In 2008, the band released their second album, Superabundance, recorded in Scotland. This spawned the single "Terra Firma" released on Transgressive Records at the end of 2007, and "Up All Night", despite Razorlight having an album and song of the same title. In July 2007, the band's former label Shifty Disco released The Young Knives ...Are Dead ...And Some, a compilation of the tracks from ...Are Dead and its follow-up EP Rollerskater. The album is an enhanced CD, which enables owners to access the rare music video for "Walking on the Autobahn".

In 2008, the Young Knives went to Asia for the first time, headlining the inaugural edition of the multimedia arts and music festival Clockenflap in Hong Kong. In March 2009, they played a 2-date China tour courtesy of Split Works. The Young Knives toured the UK extensively 'off the beaten tracks' throughout March 2008, as well as playing three dates as part of the NME Brats gigs. They also returned to their home town of Ashby-de-la-Zouch to play a one-off concert at the Ashby Venture Theatre on 6 May 2008. Also, notably the band supported Kaiser Chiefs at their homecoming gig at the Elland Road stadium, alongside Kate Nash, Friendly Fires and The Enemy, as well as playing at the Mercury Lounge on the Lower East Side in New York City.

Young Knives released "Turn Tail" and new B-sides on 19 May 2008. They were the first band since the 1970s to record from their first take straight to vinyl, and on that vinyl, there was a 'special' acoustic version of "Turn Tail", recorded at Westbourne Studios, Westbourne Park London.

Young Knives' third album, Ornaments from the Silver Arcade, was released on 4 April 2011 on Gadzook, Young Knives' own label.

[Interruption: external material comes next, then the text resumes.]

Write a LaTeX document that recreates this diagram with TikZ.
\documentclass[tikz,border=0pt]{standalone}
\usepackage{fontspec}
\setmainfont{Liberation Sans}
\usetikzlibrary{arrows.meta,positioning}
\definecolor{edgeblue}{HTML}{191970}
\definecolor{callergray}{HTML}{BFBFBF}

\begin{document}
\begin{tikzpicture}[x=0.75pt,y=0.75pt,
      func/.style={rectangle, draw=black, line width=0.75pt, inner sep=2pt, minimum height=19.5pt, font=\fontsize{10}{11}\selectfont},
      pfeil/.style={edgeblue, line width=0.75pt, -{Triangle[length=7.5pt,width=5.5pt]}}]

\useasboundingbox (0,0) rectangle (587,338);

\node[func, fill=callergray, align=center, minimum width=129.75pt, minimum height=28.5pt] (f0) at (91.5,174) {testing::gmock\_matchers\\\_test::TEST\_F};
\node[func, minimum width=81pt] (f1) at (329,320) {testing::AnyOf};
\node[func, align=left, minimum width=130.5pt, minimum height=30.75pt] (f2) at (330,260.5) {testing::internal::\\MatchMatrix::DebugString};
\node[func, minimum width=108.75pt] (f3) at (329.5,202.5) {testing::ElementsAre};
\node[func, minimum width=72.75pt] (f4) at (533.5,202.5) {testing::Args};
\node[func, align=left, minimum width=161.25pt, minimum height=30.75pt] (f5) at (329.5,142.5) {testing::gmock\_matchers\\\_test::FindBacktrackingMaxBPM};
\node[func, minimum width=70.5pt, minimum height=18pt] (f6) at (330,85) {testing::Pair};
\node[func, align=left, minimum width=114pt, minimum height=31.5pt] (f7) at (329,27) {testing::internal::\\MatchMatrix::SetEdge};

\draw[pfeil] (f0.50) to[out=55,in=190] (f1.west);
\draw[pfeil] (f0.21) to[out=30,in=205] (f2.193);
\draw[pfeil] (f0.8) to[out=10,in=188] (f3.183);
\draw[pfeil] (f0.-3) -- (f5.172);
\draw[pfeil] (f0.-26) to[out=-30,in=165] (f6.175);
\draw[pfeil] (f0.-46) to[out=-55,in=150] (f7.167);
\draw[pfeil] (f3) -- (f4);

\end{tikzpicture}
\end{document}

They released three singles from the album: "Love My Name", "Human Again" and "Vision in Rags", and toured the album extensively in 2011.

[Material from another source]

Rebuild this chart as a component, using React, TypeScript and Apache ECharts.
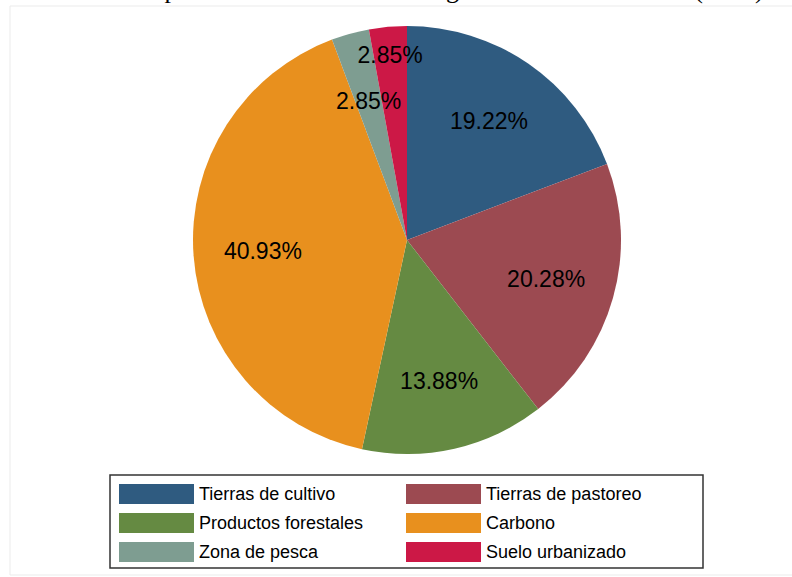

For Young Knives' fourth album, Sick Octave, the band chose to work independent of a label, crowd-funding the recording through Kickstarter. On their Kickstarter page, they wrote that they were pleased with "being able to make whatever record we want"; they also wrote that "doing our record through Kickstarter means that we can afford to hire in a wicked mixer (David Wrench, who did that Caribou record and Is Tropical and a whole host of cool records) but also get as crazy as we want on the record". The album was released on 4 November 2013, followed by a UK tour.

After a hiatus of around 4 years, Young Knives returned as a duo consisting of the Dartnall brothers, released a new single "Red Cherries" in 2019, and released their fifth album, Barbarians, in September 2020.

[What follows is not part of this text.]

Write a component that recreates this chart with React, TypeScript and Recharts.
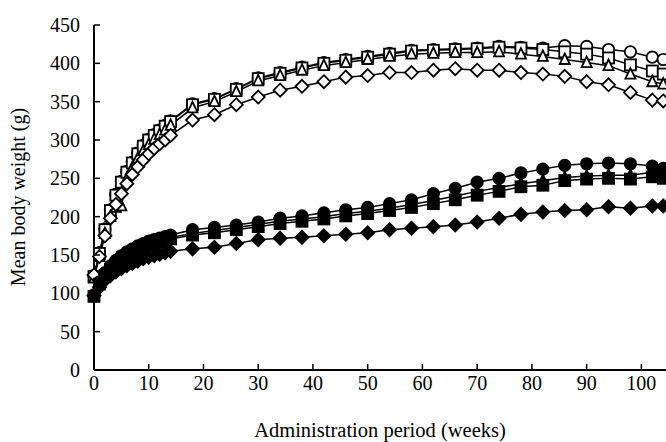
import { LineChart, Line, XAxis, YAxis, Label } from "recharts";

const weeks = [0, 1, 2, 3, 4, 5, 6, 7, 8, 9, 10, 11, 12, 13, 14, 18, 22, 26, 30, 34, 38, 42, 46, 50, 54, 58, 62, 66, 70, 74, 78, 82, 86, 90, 94, 98, 102, 104];

// males (open markers)
const maleCircle = [123, 153, 184, 209, 229, 246, 259, 271, 283, 293, 301, 307, 313, 319, 325, 347, 354, 367, 381, 388, 395, 401, 405, 409, 413, 417, 418, 419, 420, 422, 421, 420, 423, 422, 418, 415, 408, 405];
const maleSquare = [122, 152, 183, 208, 228, 245, 258, 270, 282, 292, 300, 306, 312, 318, 324, 346, 353, 366, 380, 387, 394, 400, 404, 408, 412, 416, 417, 418, 419, 421, 420, 418, 415, 412, 407, 398, 390, 386];
const maleTriangle = [120, 148, 178, 200, 212, 214, 250, 264, 276, 286, 294, 301, 307, 313, 319, 342, 350, 363, 377, 384, 391, 397, 401, 405, 409, 412, 413, 414, 414, 415, 412, 409, 405, 401, 397, 386, 376, 373];
const maleDiamond = [124, 148, 175, 198, 216, 230, 243, 255, 265, 274, 282, 289, 295, 300, 306, 326, 333, 346, 356, 365, 370, 376, 382, 384, 388, 388, 391, 393, 391, 391, 388, 386, 383, 376, 372, 362, 352, 351];

// females (filled markers)
const femaleCircle = [98, 115, 127, 136, 143, 149, 154, 158, 162, 165, 168, 170, 172, 174, 176, 183, 186, 189, 193, 198, 201, 205, 209, 212, 217, 222, 230, 237, 245, 250, 257, 262, 267, 269, 270, 269, 266, 263];
const femaleSquare = [96, 112, 123, 131, 138, 144, 149, 153, 157, 160, 163, 165, 167, 169, 171, 176, 179, 183, 187, 191, 194, 197, 201, 204, 208, 212, 217, 222, 228, 233, 239, 241, 247, 249, 250, 249, 252, 250];
const femaleTriangle = [97, 113, 125, 133, 140, 146, 151, 155, 159, 162, 165, 167, 169, 171, 173, 178, 182, 186, 190, 194, 197, 200, 204, 207, 211, 216, 221, 227, 233, 238, 243, 247, 251, 253, 254, 254, 258, 256];
const femaleDiamond = [97, 108, 117, 123, 128, 132, 136, 139, 142, 145, 147, 149, 151, 153, 155, 158, 160, 165, 170, 172, 173, 175, 177, 179, 183, 185, 187, 189, 193, 198, 203, 206, 208, 209, 213, 211, 214, 214];

const xTicks = [0, 10, 20, 30, 40, 50, 60, 70, 80, 90, 100];
const yTicks = [0, 50, 100, 150, 200, 250, 300, 350, 400, 450];

const data = weeks.map((w, i) => ({
  week: w,
  mc: maleCircle[i],
  ms: maleSquare[i],
  mt: maleTriangle[i],
  md: maleDiamond[i],
  fc: femaleCircle[i],
  fs: femaleSquare[i],
  ft: femaleTriangle[i],
  fd: femaleDiamond[i],
}));

const FONT = '"Liberation Serif", "Times New Roman", serif';

type Shape = "circle" | "square" | "triangle" | "diamond";

function marker(shape: Shape, filled: boolean) {
  const fill = filled ? "#000" : "#fff";
  return (props: any) => {
    const { cx, cy, index } = props;
    if (cx == null || cy == null) return <g key={index} />;
    const common = { fill, stroke: "#000", strokeWidth: 1.8 };
    if (shape === "circle") return <circle key={index} cx={cx} cy={cy} r={5.7} {...common} />;
    if (shape === "square") return <rect key={index} x={cx - 5.5} y={cy - 5.5} width={11} height={11} {...common} />;
    if (shape === "triangle")
      return <polygon key={index} points={`${cx},${cy - 6} ${cx + 5},${cy + 4.5} ${cx - 5},${cy + 4.5}`} {...common} />;
    return <polygon key={index} points={`${cx},${cy - 6.5} ${cx + 6.5},${cy} ${cx},${cy + 6.5} ${cx - 6.5},${cy}`} {...common} />;
  };
}

const XTick = ({ x, y, payload }: any) => (
  <g>
    <line x1={x} x2={x} y1={y} y2={y - 6} stroke="#000" strokeWidth={1.5} />
    <text x={x} y={y + 20} textAnchor="middle" fontSize={20} fontFamily={FONT} fill="#000">
      {payload.value}
    </text>
  </g>
);

const YTick = ({ x, y, payload }: any) => (
  <g>
    <line x1={x} x2={x + 6} y1={y} y2={y} stroke="#000" strokeWidth={1.5} />
    <text x={x - 14} y={y} dy="0.35em" textAnchor="end" fontSize={20} fontFamily={FONT} fill="#000">
      {payload.value}
    </text>
  </g>
);

const series: { key: string; shape: Shape; filled: boolean }[] = [
  { key: "mc", shape: "circle", filled: false },
  { key: "ms", shape: "square", filled: false },
  { key: "mt", shape: "triangle", filled: false },
  { key: "md", shape: "diamond", filled: false },
  { key: "fc", shape: "circle", filled: true },
  { key: "fs", shape: "square", filled: true },
  { key: "ft", shape: "triangle", filled: true },
  { key: "fd", shape: "diamond", filled: true },
];

export default function App() {
  return (
    <div style={{ position: "absolute", left: 0, top: 0, background: "#fff" }}>
      <LineChart width={666} height={442} data={data} margin={{ top: 25, right: 0, bottom: 0, left: 0 }}>
        <XAxis
          dataKey="week"
          type="number"
          domain={[0, 104.5]}
          ticks={xTicks}
          height={72}
          tickSize={0}
          tickMargin={0}
          tickLine={false}
          tick={<XTick />}
          axisLine={{ stroke: "#000", strokeWidth: 2 }}
        >
          <Label
            value="Administration period (weeks)"
            position="insideBottom"
            offset={5}
            style={{ fontFamily: FONT, fontSize: 20.5, fill: "#000" }}
          />
        </XAxis>
        <YAxis
          type="number"
          domain={[0, 450]}
          ticks={yTicks}
          width={94}
          tickSize={0}
          tickMargin={0}
          tickLine={false}
          tick={<YTick />}
          axisLine={{ stroke: "#000", strokeWidth: 2 }}
        >
          <Label
            content={() => (
              <text
                x={18}
                y={197}
                transform="rotate(-90 18 197)"
                textAnchor="middle"
                dominantBaseline="central"
                fontFamily={FONT}
                fontSize={20}
                fill="#000"
              >
                Mean body weight (g)
              </text>
            )}
          />
        </YAxis>
        {series.map((s) => (
          <Line
            key={s.key}
            dataKey={s.key}
            type="linear"
            stroke="#000"
            strokeWidth={1.5}
            dot={marker(s.shape, s.filled)}
            activeDot={false}
            isAnimationActive={false}
          />
        ))}
      </LineChart>
    </div>
  );
}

On 7 October 2024, the band released the single "Dissolution", and announced the album Landfill to be released on 24 January 2025 with an accompanying UK tour.

==Discography==

===Studio albums===

List of albums, with selected chart positions
| Title | Album details | Peak chart positions |  |  |
| UK | UK Indie | SCO |
| Voices of Animals and Men | Released: 21 August 2006; Label: Transgressive Records; Formats: CD, vinyl, digital download; | 21 | — | 26 |
| Superabundance | Released: 10 March 2008; Label: Transgressive Records; Formats: CD, digital download; | 28 | — | 34 |
| Ornaments from the Silver Arcade | Released: 4 April 2011; Label: Gadzook; Formats: CD, vinyl, digital download; | 80 | 12 | — |
| Sick Octave | Released: 21 April 2013; Label: Gadzook; Formats: CD, vinyl, digital download; | 113 | — | — |
| Barbarians | Released: 18 September 2020; Label: Gadzook; Formats: CD, vinyl, cassette, digital download; | — | — | — |
| Landfill | Released: 24 January 2025; Label: Gadzook; Formats: CD, vinyl, cassette, digital download; | — | — | — |
"—" denotes a recording that did not chart or was not released in that territory.

===Mini album===

The Young Knives ...Are Dead (2002)

===Compilations===

The Young Knives ...Are Dead ...And Some (2007)

===EPs===

- 2003 Rollerskater EP
- 2004 Split EP (a collaboration with Smilex)
- 2005 Junky Music Make My Heart Beat Faster
- 2013 Oh Happiness
- 2015 Something Awful (Record Store Day exclusive)

===Singles===

Title: Year; Peak chart positions; Album
UK
"The Decision": 2005; 60; Voices of Animals and Men
"Here Comes the Rumour Mill": 2006; 36
"She's Attracted To": 38
"Weekends and Bleak Days (Hot Summer)": 35
"Terra Firma": 2007; 43; Superabundance
"Up All Night": 2008; 45
"Turn Tail": 148
"Dyed in the Wool": —
"Love My Name": 2011; —; Ornaments from the Silver Arcade
"Human Again": —
"Vision in Rags": —
"Maureen": 2013; —; Sick Octave
"We Could Be Blood": —
"White Sands": 2014; —
"Red Cherries": 2019; —; Barbarians
"Sheep Tick": 2020; —
"Society for Cutting Up Men": —
"Swarm": —
"Dissolution": 2024; —; Landfill
"Cause & Effect": 2025; —
"No Sound": —
"Your Car has Arrived": —
"Everything's a PsyOp.": 2026; —
"—" denotes a recording that did not chart or was not released in that territory.